In April of 2006, IBM’s then CEO Sam Palmisano outlined his vision for the 21st century global corporation in an article published in Foreign Affairs, - The Globally Integrated Enterprise. The transformation of IBM into one of the world’s leading global enterprises is among Palmisano’s biggest accomplishments during his tenure as IBM’s CEO, from January of 2002 to December of 2011. He has continued to pursue his interest on the subject over the past year by organizing the Center for Global Enterprise (CGE). The CGE is a private, nonprofit research institution devoted to the study of the contemporary corporation, globalization, economic trends, and their impact on society. It was recently launched with Chris Caine - former head of IBM’s global public policy programs, - as its president.

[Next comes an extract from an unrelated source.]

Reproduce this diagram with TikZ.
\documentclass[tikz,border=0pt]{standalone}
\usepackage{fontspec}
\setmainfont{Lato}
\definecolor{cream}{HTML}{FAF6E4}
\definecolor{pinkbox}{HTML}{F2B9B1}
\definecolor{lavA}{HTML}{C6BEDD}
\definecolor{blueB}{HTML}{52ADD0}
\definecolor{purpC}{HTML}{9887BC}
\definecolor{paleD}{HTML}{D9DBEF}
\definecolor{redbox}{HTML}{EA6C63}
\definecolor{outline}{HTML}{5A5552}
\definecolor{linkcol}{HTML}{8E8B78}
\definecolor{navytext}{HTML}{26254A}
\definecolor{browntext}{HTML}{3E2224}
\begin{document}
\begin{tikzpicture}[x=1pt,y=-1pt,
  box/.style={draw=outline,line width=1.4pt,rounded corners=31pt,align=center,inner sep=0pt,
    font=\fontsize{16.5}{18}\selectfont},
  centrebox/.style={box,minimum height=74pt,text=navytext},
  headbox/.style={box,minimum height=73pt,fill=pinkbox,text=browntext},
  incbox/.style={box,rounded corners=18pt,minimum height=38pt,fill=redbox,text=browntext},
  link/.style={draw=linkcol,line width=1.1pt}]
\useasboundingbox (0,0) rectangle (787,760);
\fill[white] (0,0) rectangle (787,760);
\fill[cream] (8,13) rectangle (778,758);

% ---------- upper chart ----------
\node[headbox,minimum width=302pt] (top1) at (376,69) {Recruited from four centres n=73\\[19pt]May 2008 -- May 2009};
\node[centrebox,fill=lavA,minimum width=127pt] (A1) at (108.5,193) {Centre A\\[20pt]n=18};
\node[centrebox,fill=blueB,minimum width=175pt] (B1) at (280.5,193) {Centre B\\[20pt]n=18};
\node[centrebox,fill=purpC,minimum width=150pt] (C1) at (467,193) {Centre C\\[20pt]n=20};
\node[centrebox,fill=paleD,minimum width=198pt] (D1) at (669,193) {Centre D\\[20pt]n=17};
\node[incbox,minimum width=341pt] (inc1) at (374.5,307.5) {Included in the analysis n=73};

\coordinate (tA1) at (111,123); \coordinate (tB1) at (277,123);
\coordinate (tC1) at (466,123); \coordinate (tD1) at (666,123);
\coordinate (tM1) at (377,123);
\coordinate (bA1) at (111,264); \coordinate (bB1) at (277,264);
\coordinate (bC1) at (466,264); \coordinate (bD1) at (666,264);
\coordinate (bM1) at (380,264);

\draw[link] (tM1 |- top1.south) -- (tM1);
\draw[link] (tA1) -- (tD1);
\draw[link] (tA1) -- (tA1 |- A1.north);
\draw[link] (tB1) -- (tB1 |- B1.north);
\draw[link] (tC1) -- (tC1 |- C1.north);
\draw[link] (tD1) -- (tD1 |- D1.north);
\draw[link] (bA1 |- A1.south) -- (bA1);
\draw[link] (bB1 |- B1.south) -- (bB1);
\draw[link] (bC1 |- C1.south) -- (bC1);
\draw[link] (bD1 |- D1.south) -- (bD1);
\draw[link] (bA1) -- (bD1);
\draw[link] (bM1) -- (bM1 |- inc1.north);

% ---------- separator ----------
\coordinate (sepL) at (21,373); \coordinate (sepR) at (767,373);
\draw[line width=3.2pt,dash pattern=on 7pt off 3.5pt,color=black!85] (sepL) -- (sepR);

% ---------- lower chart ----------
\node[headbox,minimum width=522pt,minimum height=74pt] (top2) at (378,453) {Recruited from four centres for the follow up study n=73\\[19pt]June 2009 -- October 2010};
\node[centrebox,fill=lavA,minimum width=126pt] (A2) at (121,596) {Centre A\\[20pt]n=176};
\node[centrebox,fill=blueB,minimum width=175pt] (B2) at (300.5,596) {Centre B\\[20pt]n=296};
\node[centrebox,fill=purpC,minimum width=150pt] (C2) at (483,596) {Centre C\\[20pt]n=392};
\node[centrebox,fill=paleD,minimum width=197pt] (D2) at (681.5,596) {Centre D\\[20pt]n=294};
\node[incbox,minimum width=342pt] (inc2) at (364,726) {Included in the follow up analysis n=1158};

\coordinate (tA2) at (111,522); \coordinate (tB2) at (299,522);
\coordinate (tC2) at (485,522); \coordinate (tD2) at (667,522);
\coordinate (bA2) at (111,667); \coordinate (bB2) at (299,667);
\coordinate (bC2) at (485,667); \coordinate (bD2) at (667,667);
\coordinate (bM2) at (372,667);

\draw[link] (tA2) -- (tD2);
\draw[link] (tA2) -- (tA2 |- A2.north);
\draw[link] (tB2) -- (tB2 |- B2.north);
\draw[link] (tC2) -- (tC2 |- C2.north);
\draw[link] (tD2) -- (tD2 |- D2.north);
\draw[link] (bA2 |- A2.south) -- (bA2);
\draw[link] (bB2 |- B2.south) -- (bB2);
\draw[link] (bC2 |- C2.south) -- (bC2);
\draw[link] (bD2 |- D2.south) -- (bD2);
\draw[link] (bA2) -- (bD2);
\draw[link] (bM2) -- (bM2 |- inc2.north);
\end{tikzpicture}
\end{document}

Today, most everyone agrees that globalization, - along with the emerging digital age with which it’s closely intertwined, - is transforming just about all aspects of economies and societies around the world. While globalization has been with us for a long time, we are still learning how to deal with its implications in its present, Internet-driven incarnation.

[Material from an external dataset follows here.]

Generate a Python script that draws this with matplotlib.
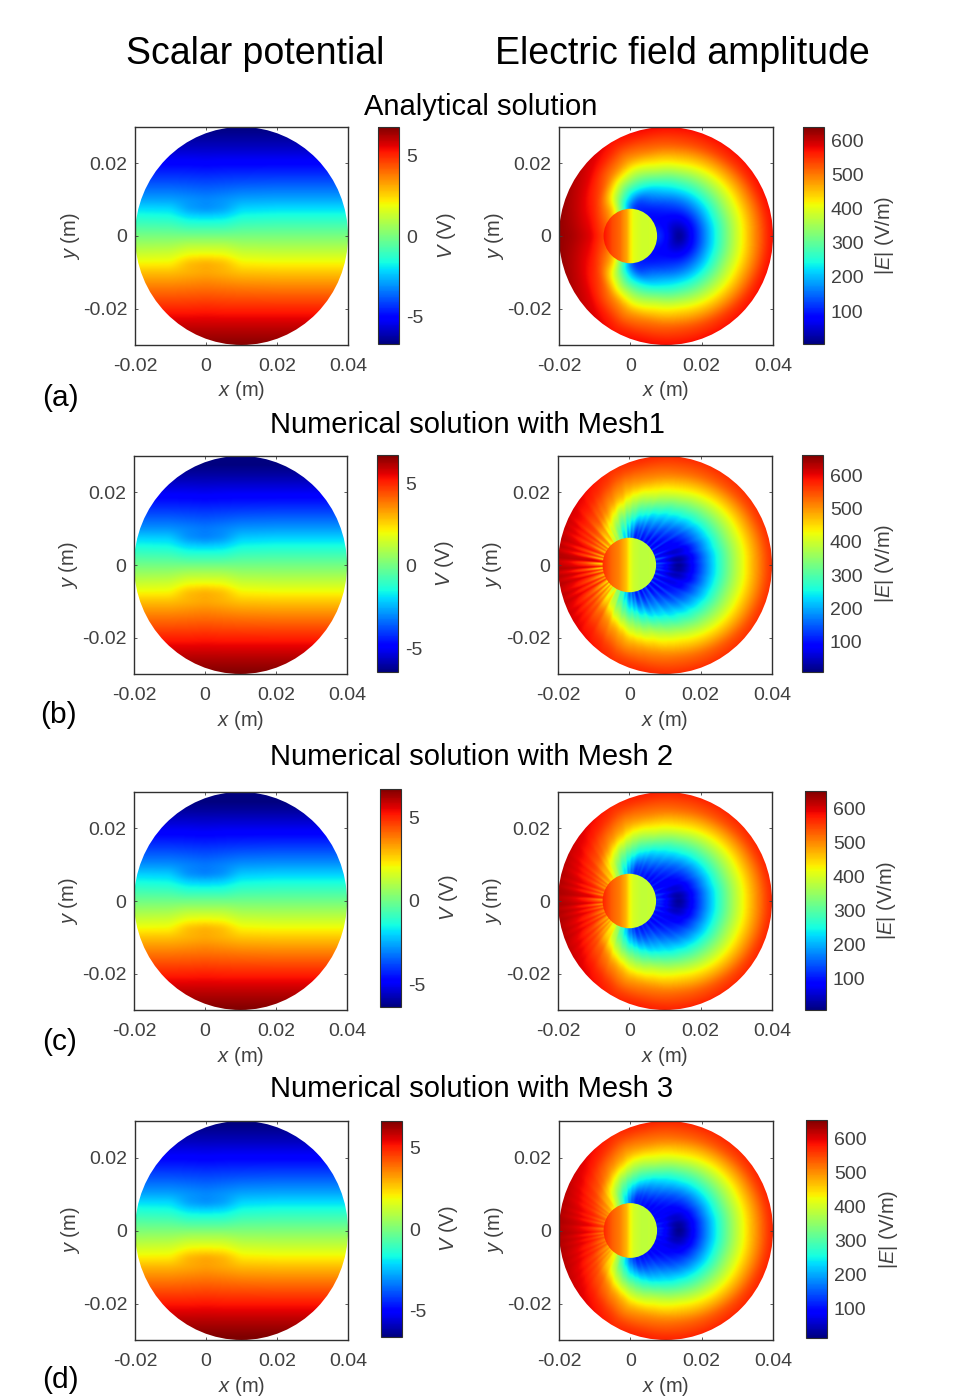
import numpy as np
import matplotlib
matplotlib.use('Agg')
import matplotlib.pyplot as plt
from matplotlib.patches import Circle
from matplotlib.cm import ScalarMappable
from matplotlib.colors import Normalize

plt.rcParams['font.family'] = ['Liberation Sans', 'DejaVu Sans']
plt.rcParams['mathtext.fontset'] = 'custom'
plt.rcParams['mathtext.rm'] = 'Liberation Sans'
plt.rcParams['mathtext.it'] = 'Liberation Sans:italic'
plt.rcParams['axes.unicode_minus'] = False

W, H = 957, 1398

# ---- values ----
v_x = [-0.02, -0.01, -0.005, 0.0, 0.005, 0.01, 0.02, 0.03, 0.04]
v_y_upper = [0.03, 0.025, 0.02, 0.015, 0.01, 0.0075, 0.005, 0.0025, 0.0]
v_upper = [
    [-6.7, -6.7, -6.7, -6.7, -6.7, -6.7, -6.7, -6.7, -6.7],
    [-6.0, -6.0, -6.0, -6.0, -6.0, -6.0, -6.0, -6.0, -6.0],
    [-5.05, -5.05, -5.05, -5.1, -5.05, -5.05, -5.05, -5.05, -5.05],
    [-4.0, -4.0, -4.05, -4.1, -4.05, -4.0, -3.95, -3.95, -3.95],
    [-2.85, -2.85, -3.0, -3.15, -3.0, -2.8, -2.75, -2.75, -2.75],
    [-2.05, -2.1, -2.9, -3.15, -2.9, -2.15, -2.05, -2.05, -2.05],
    [-1.35, -1.45, -1.9, -2.0, -1.9, -1.45, -1.35, -1.35, -1.35],
    [-0.67, -0.72, -1.0, -1.0, -1.0, -0.72, -0.67, -0.67, -0.67],
    [0.0, 0.0, 0.0, 0.0, 0.0, 0.0, 0.0, 0.0, 0.0],
]

e_theta = [0, 30, 60, 90, 110, 125, 140, 150, 160, 170, 180]
e_r = [0.0, 0.005, 0.01, 0.015, 0.02, 0.025, 0.03, 0.035, 0.04]
e_table = [
    [5, 115, 240, 360, 465, 560, 610, 640, 660],
    [5, 105, 230, 350, 455, 555, 600, 640, 660],
    [5, 90, 200, 320, 435, 540, 590, 630, 650],
    [5, 75, 165, 285, 420, 520, 575, 620, 650],
    [5, 70, 140, 245, 390, 500, 565, 605, 640],
    [5, 70, 115, 195, 335, 470, 550, 590, 620],
    [5, 75, 90, 125, 305, 490, 570, 605, 635],
    [5, 85, 85, 105, 340, 525, 585, 615, 645],
    [5, 95, 100, 200, 455, 550, 595, 625, 650],
    [5, 105, 120, 300, 500, 570, 605, 630, 650],
    [5, 110, 130, 350, 520, 585, 615, 630, 650],
]
inner_x = [-0.0075, -0.005, -0.003, -0.001, 0.0, 0.001, 0.003, 0.005, 0.0075]
inner_e = [570, 530, 510, 470, 425, 400, 385, 385, 390]

# irregular mesh streaks around the inclusion, one value per 3 degrees
streak = [0, 45, -10, 0, 60, 0, -15, 50, 0, 10, -20, 55, 0, 0, 40, -10, 0, 35, -15, 0,
          30, 0, -10, 40, 0, 20, -15, 0, 45, 0, 60, -10, 75, 0, -15, 35, 0, 10, 30, -20,
          15, -35, 30, -10, -45, 25, 10, -50, 35, -30, 20, -60, 10, 40, -70, 25, -90, 40, 60, -110,
          -40, 50, -120, 30, -70, 45, -25, -60, 40, -45, 60, -20, -55, 35, -60, 30, -35, 25, -50, -10,
          45, -20, 0, 30, -30, 15, 25, -10, 35, 0, -15, 45, 0, 50, -10, 0, 55, 0, -15, 40,
          0, 20, 55, -10, 0, 45, 0, -15, 60, 0, 10, 45, -15, 0, 50, 0, -10, 35, 0, 15]
streak_dist = [0.0, 0.002, 0.005, 0.009, 0.014, 0.02]
streak_env = [1.0, 0.85, 0.45, 0.2, 0.06, 0.0]

panel_gain = [0.0, 1.0, 0.5, 0.3]
row_tags = ['(a)', '(b)', '(c)', '(d)']
row_titles = ['Analytical solution', 'Numerical solution with Mesh1',
              'Numerical solution with Mesh 2', 'Numerical solution with Mesh 3']
v_limits = [(-6.7, 6.8), (-6.4, 6.7), (-6.35, 6.7), (-6.6, 6.6)]
e_limits = [(4, 638), (10, 660), (6, 653), (12, 653)]
v_ticks = [-5, 0, 5]
e_ticks = [100, 200, 300, 400, 500, 600]
x_ticks = [-0.02, 0, 0.02, 0.04]
y_ticks = [-0.02, 0, 0.02]

# ---- pixel layout: axes (x0, x1, y0, y1) ----
left_ax = [(135, 348, 127, 345), (134, 347, 456, 674), (134, 347, 792, 1010), (135, 348, 1121, 1340)]
left_cb = [(378, 399, 127, 344), (377, 398, 455, 672), (380, 401, 789, 1007), (381, 402, 1121, 1337)]
right_ax = [(559, 773, 127, 345), (558, 772, 456, 674), (558, 772, 792, 1010), (559, 773, 1121, 1340)]
right_cb = [(803, 824, 127, 344), (802, 823, 455, 672), (805, 826, 791, 1010), (806, 827, 1120, 1338)]
title_pos = [(481, 107), (467, 425), (472, 757), (472, 1089)]
tag_pos = [(42, 398), (40, 715), (42, 1042), (42, 1380)]

fig = plt.figure(figsize=(W / 100, H / 100), dpi=100, facecolor='white')
GRAY = '#404040'
TICK_FS = 14
LABEL_FS = 14.5


def add_ax(box):
    x0, x1, y0, y1 = box
    return fig.add_axes([x0 / W, 1 - y1 / H, (x1 - x0) / W, (y1 - y0) / H])


def lookup(xq, yq, xs, ys, table):
    table = np.asarray(table, float)
    fx = np.interp(xq, xs, np.arange(len(xs)))
    fy = np.interp(yq, ys, np.arange(len(ys)))
    ix = np.clip(fx.astype(int), 0, len(xs) - 2)
    iy = np.clip(fy.astype(int), 0, len(ys) - 2)
    tx, ty = fx - ix, fy - iy
    return (table[iy, ix] * (1 - tx) * (1 - ty) + table[iy, ix + 1] * tx * (1 - ty)
            + table[iy + 1, ix] * (1 - tx) * ty + table[iy + 1, ix + 1] * tx * ty)


def blur(a, n=15):
    k = np.ones(n) / n
    for axis in (0, 1):
        for _ in range(2):
            p = np.moveaxis(a, axis, 0)
            pad = np.concatenate([np.repeat(p[:1], n, 0), p, np.repeat(p[-1:], n, 0)])
            s = np.apply_along_axis(lambda c: np.convolve(c, k, mode='same'), 0, pad)[n:-n]
            a = np.moveaxis(s, 0, axis)
    return a


gx = np.linspace(-0.02, 0.04, 480)
gy = np.linspace(-0.03, 0.03, 480)
X, Y = np.meshgrid(gx, gy)
extent = (-0.02, 0.04, -0.03, 0.03)

# scalar potential grid from the table (lower half mirrors the upper half)
v_y_full = [-y for y in v_y_upper[:-1]] + list(reversed(v_y_upper))
v_full = np.vstack([-np.array(v_upper)[:-1], np.array(v_upper)[::-1]])
V_field = blur(lookup(X, Y, v_x, v_y_full, v_full), 15)

# field amplitude from the polar table around the field minimum
CX = 0.0138
R = np.hypot(X - CX, Y)
TH = np.degrees(np.abs(np.arctan2(Y, X - CX)))
E_base = blur(lookup(R, TH, e_r, e_theta, e_table), 15)
E_inner = np.interp(X, inner_x, inner_e)

PHI = np.mod(np.degrees(np.arctan2(Y, X)), 360)
DIST = np.clip(np.hypot(X, Y) - 0.0075, 0, None)
streak_ang = np.arange(len(streak) + 1) * 3
streak_closed = streak + streak[:1]
STREAK = np.interp(PHI, streak_ang, streak_closed) * np.interp(DIST, streak_dist, streak_env)


def style_field_ax(ax, box):
    ax.set_xlim(-0.02, 0.04)
    ax.set_ylim(-0.03, 0.03)
    ax.set_aspect('auto')
    ax.set_xticks(x_ticks)
    ax.set_xticklabels(['-0.02', '0', '0.02', '0.04'])
    ax.set_yticks(y_ticks)
    ax.set_yticklabels(['-0.02', '0', '0.02'])
    ax.tick_params(direction='in', length=2, width=0.6, color=GRAY, labelcolor=GRAY,
                   labelsize=TICK_FS, top=True, right=True)
    ax.tick_params(axis='x', pad=9.5)
    ax.tick_params(axis='y', pad=5.5)
    ax.set_xlabel(r'$\it{x}$ (m)', fontsize=LABEL_FS, color=GRAY, va='center')
    ax.set_ylabel(r'$\it{y}$ (m)', fontsize=LABEL_FS, color=GRAY, va='center')
    bw, bh = box[1] - box[0], box[3] - box[2]
    ax.xaxis.set_label_coords(0.5, -46 / bh)
    ax.yaxis.set_label_coords(-65 / bw, 0.5)
    for s in ax.spines.values():
        s.set_linewidth(1.0)
        s.set_color('#303030')


def add_cbar(box, lims, ticks, label, dx):
    cax = add_ax(box)
    sm = ScalarMappable(norm=Normalize(*lims), cmap='jet')
    cb = fig.colorbar(sm, cax=cax)
    cb.set_ticks(ticks)
    cb.set_ticklabels([str(t) for t in ticks])
    cb.ax.tick_params(length=0, labelsize=TICK_FS, labelcolor=GRAY, pad=5)
    cb.outline.set_linewidth(0.8)
    cb.outline.set_edgecolor('#303030')
    cb.set_label(label, fontsize=LABEL_FS, color=GRAY, va='center')
    cb.ax.yaxis.set_label_coords(1 + dx / (box[1] - box[0]), 0.5)
    cb.ax.minorticks_off()


for i in range(4):
    # scalar potential
    ax = add_ax(left_ax[i])
    im = ax.imshow(V_field, origin='lower', extent=extent, cmap='jet',
                   vmin=v_limits[i][0], vmax=v_limits[i][1], interpolation='bilinear')
    im.set_clip_path(Circle((0.01, 0), 0.03, transform=ax.transData))
    style_field_ax(ax, left_ax[i])
    add_cbar(left_cb[i], v_limits[i], v_ticks, r'$\it{V}$ (V)', 47)

    # field amplitude
    ax = add_ax(right_ax[i])
    im = ax.imshow(E_base + panel_gain[i] * STREAK, origin='lower', extent=extent, cmap='jet',
                   vmin=e_limits[i][0], vmax=e_limits[i][1], interpolation='bilinear')
    im.set_clip_path(Circle((0.01, 0), 0.03, transform=ax.transData))
    im2 = ax.imshow(E_inner, origin='lower', extent=extent, cmap='jet',
                    vmin=e_limits[i][0], vmax=e_limits[i][1], interpolation='bilinear')
    im2.set_clip_path(Circle((0, 0), 0.0075, transform=ax.transData))
    style_field_ax(ax, right_ax[i])
    add_cbar(right_cb[i], e_limits[i], e_ticks, r'|$\it{E}$| (V/m)', 61)

    fig.text(title_pos[i][0] / W, 1 - title_pos[i][1] / H, row_titles[i],
             ha='center', va='center', fontsize=21, color='black')
    fig.text(tag_pos[i][0] / W, 1 - tag_pos[i][1] / H, row_tags[i],
             ha='left', va='center', fontsize=21.5, color='black')

fig.text(255 / W, 1 - 54 / H, 'Scalar potential', ha='center', va='center', fontsize=27, color='black')
fig.text(682 / W, 1 - 54 / H, 'Electric field amplitude', ha='center', va='center', fontsize=27, color='black')

fig.savefig('out.png', dpi=100, facecolor='white')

Globalization was beginning to gather steam in the early to mid-2000’s as business was recovering from the aftermath of the dot-com bubble. Broadband Internet was becoming ubiquitous and interconnecting countries around the world, helped along by all the fiber optic cables that communications providers went deeply into debt to lay out during the bubble. The world was waking up to the growing economic power of emerging markets and the BRICs in particular, especially with the publication of The World is Flat in April of 2005, Tom Friedman’s best-seller that did so much to explain the transformative powers of globalization and digital technologies. This was the environment around the time that Palmisano’s Foreign Affairs article came out.